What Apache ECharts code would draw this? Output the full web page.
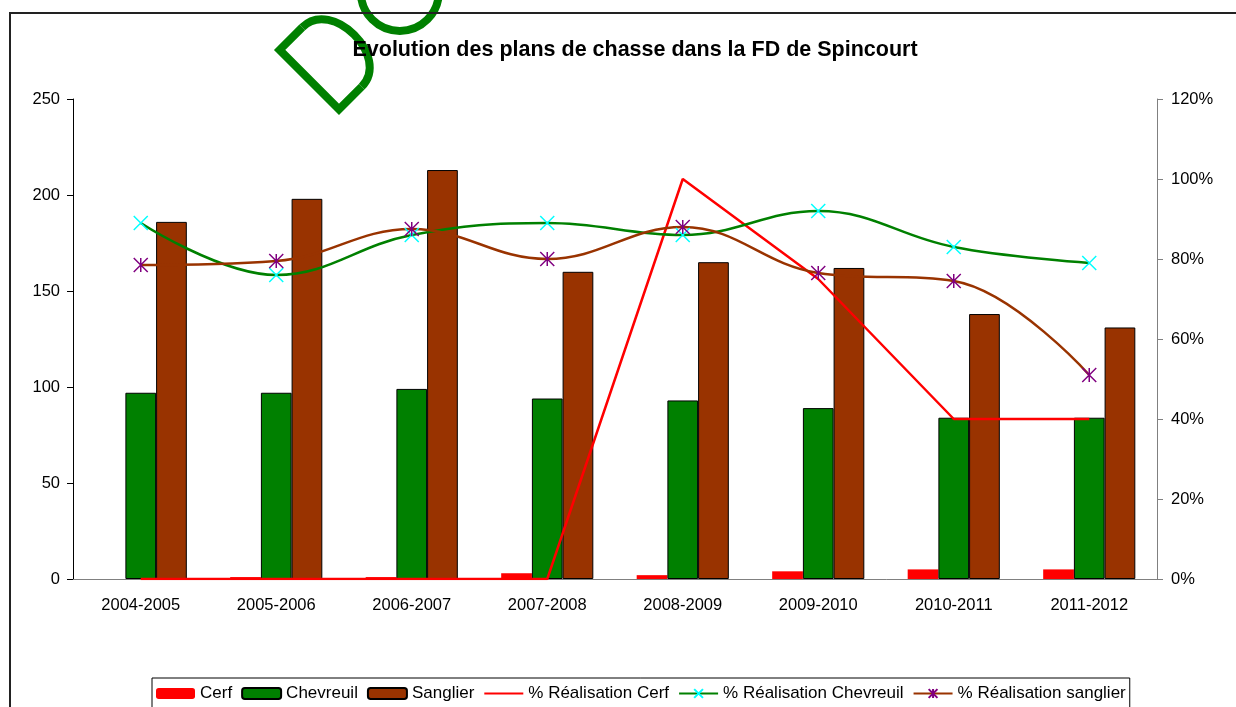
<!DOCTYPE html>
<html>
<head>
<meta charset="utf-8">
<script src="https://cdn.jsdelivr.net/npm/echarts@6/dist/echarts.min.js"></script>
<style>
  html, body { margin: 0; padding: 0; background: #fff; }
  #chart { width: 1236px; height: 707px; }
</style>
</head>
<body>
<div id="chart"></div>
<script>
// saisons de chasse
const saisons = ['2004-2005', '2005-2006', '2006-2007', '2007-2008', '2008-2009', '2009-2010', '2010-2011', '2011-2012']

// plans de chasse (nombre d'animaux)
const cerf = [0, 1, 1, 3, 2, 4, 5, 5]
const chevreuil = [97, 97, 99, 94, 93, 89, 84, 84]
const sanglier = [186, 198, 213, 160, 165, 162, 138, 131]

// taux de réalisation (%)
const realCerf = [0, 0, 0, 0, 100, 75, 40, 40]
const realChevreuil = [89, 76, 86, 89, 86, 92, 83, 79]
const realSanglier = [78.5, 79.5, 87.5, 80, 88, 76.5, 74.5, 51]

const fontFam = 'Liberation Sans, Arial, sans-serif'
const txt = { color: '#000', fontSize: 16.5, fontFamily: fontFam }
const vert = '#008000'

const chart = echarts.init(document.getElementById('chart'))

chart.setOption({
  animation: false,
  backgroundColor: '#fff',
  title: {
    text: 'Evolution des plans de chasse dans la FD de Spincourt',
    left: 630,
    top: 34,
    textAlign: 'center',
    textStyle: { color: '#000', fontSize: 21.5, fontWeight: 'bold', fontFamily: fontFam }
  },
  legend: {
    left: 152,
    top: 678,
    padding: [7, 4, 7, 4],
    itemGap: 9,
    itemWidth: 39,
    itemHeight: 11,
    borderColor: '#000',
    borderWidth: 1,
    textStyle: Object.assign({}, txt, { fontSize: 17 }),
    data: ['Cerf', 'Chevreuil', 'Sanglier', '% Réalisation Cerf', '% Réalisation Chevreuil', '% Réalisation sanglier']
  },
  grid: { left: 73, right: 79, top: 99, bottom: 128 },
  xAxis: {
    type: 'category',
    data: saisons,
    axisLine: { lineStyle: { color: '#808080', width: 1 } },
    axisTick: { length: 6, lineStyle: { color: '#808080' } },
    axisLabel: Object.assign({ margin: 18 }, txt)
  },
  yAxis: [
    {
      type: 'value',
      min: 0,
      max: 250,
      interval: 50,
      axisLine: { show: true, lineStyle: { color: '#000', width: 1 } },
      axisTick: { show: true, length: 6, lineStyle: { color: '#000' } },
      axisLabel: Object.assign({ margin: 13 }, txt),
      splitLine: { show: false }
    },
    {
      type: 'value',
      min: 0,
      max: 120,
      interval: 20,
      position: 'right',
      axisLine: { show: true, lineStyle: { color: '#808080', width: 1 } },
      axisTick: { show: true, length: 6, lineStyle: { color: '#808080' } },
      axisLabel: Object.assign({ margin: 14, formatter: '{value}%' }, txt),
      splitLine: { show: false }
    }
  ],
  graphic: [
    {
      type: 'rect',
      silent: true,
      z: 100,
      shape: { x: 10, y: 13, width: 1300, height: 800 },
      style: { fill: 'none', stroke: '#222', lineWidth: 2 }
    },
    {
      // filigrane "DO" en vert, incliné
      type: 'group',
      silent: true,
      z: 101,
      x: 339,
      y: 115,
      rotation: Math.PI / 4,
      children: [
        {
          type: 'polyline',
          shape: { points: [[36, -4], [4, -4], [4, -88], [36, -88]] },
          style: { fill: 'none', stroke: vert, lineWidth: 8, lineJoin: 'miter' }
        },
        {
          type: 'bezierCurve',
          shape: { x1: 36, y1: -88, cpx1: 78, cpy1: -88, cpx2: 78, cpy2: -4, x2: 36, y2: -4 },
          style: { fill: 'none', stroke: vert, lineWidth: 8 }
        },
        {
          type: 'circle',
          shape: { cx: 130, cy: -44, r: 39 },
          style: { fill: 'none', stroke: vert, lineWidth: 8 }
        }
      ]
    }
  ],
  series: [
    {
      name: 'Cerf',
      type: 'bar',
      data: cerf,
      barGap: '0%',
      barCategoryGap: '32%',
      itemStyle: { color: '#FF0000' }
    },
    {
      name: 'Chevreuil',
      type: 'bar',
      data: chevreuil,
      itemStyle: { color: vert, borderColor: '#000', borderWidth: 1 }
    },
    {
      name: 'Sanglier',
      type: 'bar',
      data: sanglier,
      itemStyle: { color: '#993300', borderColor: '#000', borderWidth: 1 }
    },
    {
      name: '% Réalisation Cerf',
      type: 'line',
      yAxisIndex: 1,
      data: realCerf,
      symbol: 'none',
      itemStyle: { color: '#FF0000', opacity: 0 },
      lineStyle: { color: '#FF0000', width: 2.5, opacity: 1 },
      z: 5
    },
    {
      name: '% Réalisation Chevreuil',
      type: 'line',
      yAxisIndex: 1,
      data: realChevreuil,
      smooth: 0.4,
      symbol: 'path://M0,0L10,10M10,0L0,10',
      symbolSize: 14,
      itemStyle: { color: '#00FFFF', borderColor: '#00FFFF', borderWidth: 1.5 },
      lineStyle: { color: vert, width: 2.5 },
      z: 5
    },
    {
      name: '% Réalisation sanglier',
      type: 'line',
      yAxisIndex: 1,
      data: realSanglier,
      smooth: 0.4,
      symbol: 'path://M0,0L10,10M10,0L0,10M5,0L5,10',
      symbolSize: 14,
      itemStyle: { color: '#800080', borderColor: '#800080', borderWidth: 1.5 },
      lineStyle: { color: '#993300', width: 2.5 },
      z: 5
    }
  ]
})
</script>
</body>
</html>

### Task prompt
Everything from the top line of the data down to and including the line with "const chart = echarts.init(document.getElementById('chart'))" is to be copied, except the pictures.

### Solution to the exercise
What Apache ECharts code would draw this? Output the full web page.
<!DOCTYPE html>
<html>
<head>
<meta charset="utf-8">
<script src="https://cdn.jsdelivr.net/npm/echarts@6/dist/echarts.min.js"></script>
<style>
  html, body { margin: 0; padding: 0; background: #fff; }
  #chart { width: 1236px; height: 707px; }
</style>
</head>
<body>
<div id="chart"></div>
<script>
// saisons de chasse
const saisons = ['2004-2005', '2005-2006', '2006-2007', '2007-2008', '2008-2009', '2009-2010', '2010-2011', '2011-2012']

// plans de chasse (nombre d'animaux)
const cerf = [0, 1, 1, 3, 2, 4, 5, 5]
const chevreuil = [97, 97, 99, 94, 93, 89, 84, 84]
const sanglier = [186, 198, 213, 160, 165, 162, 138, 131]

// taux de réalisation (%)
const realCerf = [0, 0, 0, 0, 100, 75, 40, 40]
const realChevreuil = [89, 76, 86, 89, 86, 92, 83, 79]
const realSanglier = [78.5, 79.5, 87.5, 80, 88, 76.5, 74.5, 51]

const fontFam = 'Liberation Sans, Arial, sans-serif'
const txt = { color: '#000', fontSize: 16.5, fontFamily: fontFam }
const vert = '#008000'

const chart = echarts.init(document.getElementById('chart'))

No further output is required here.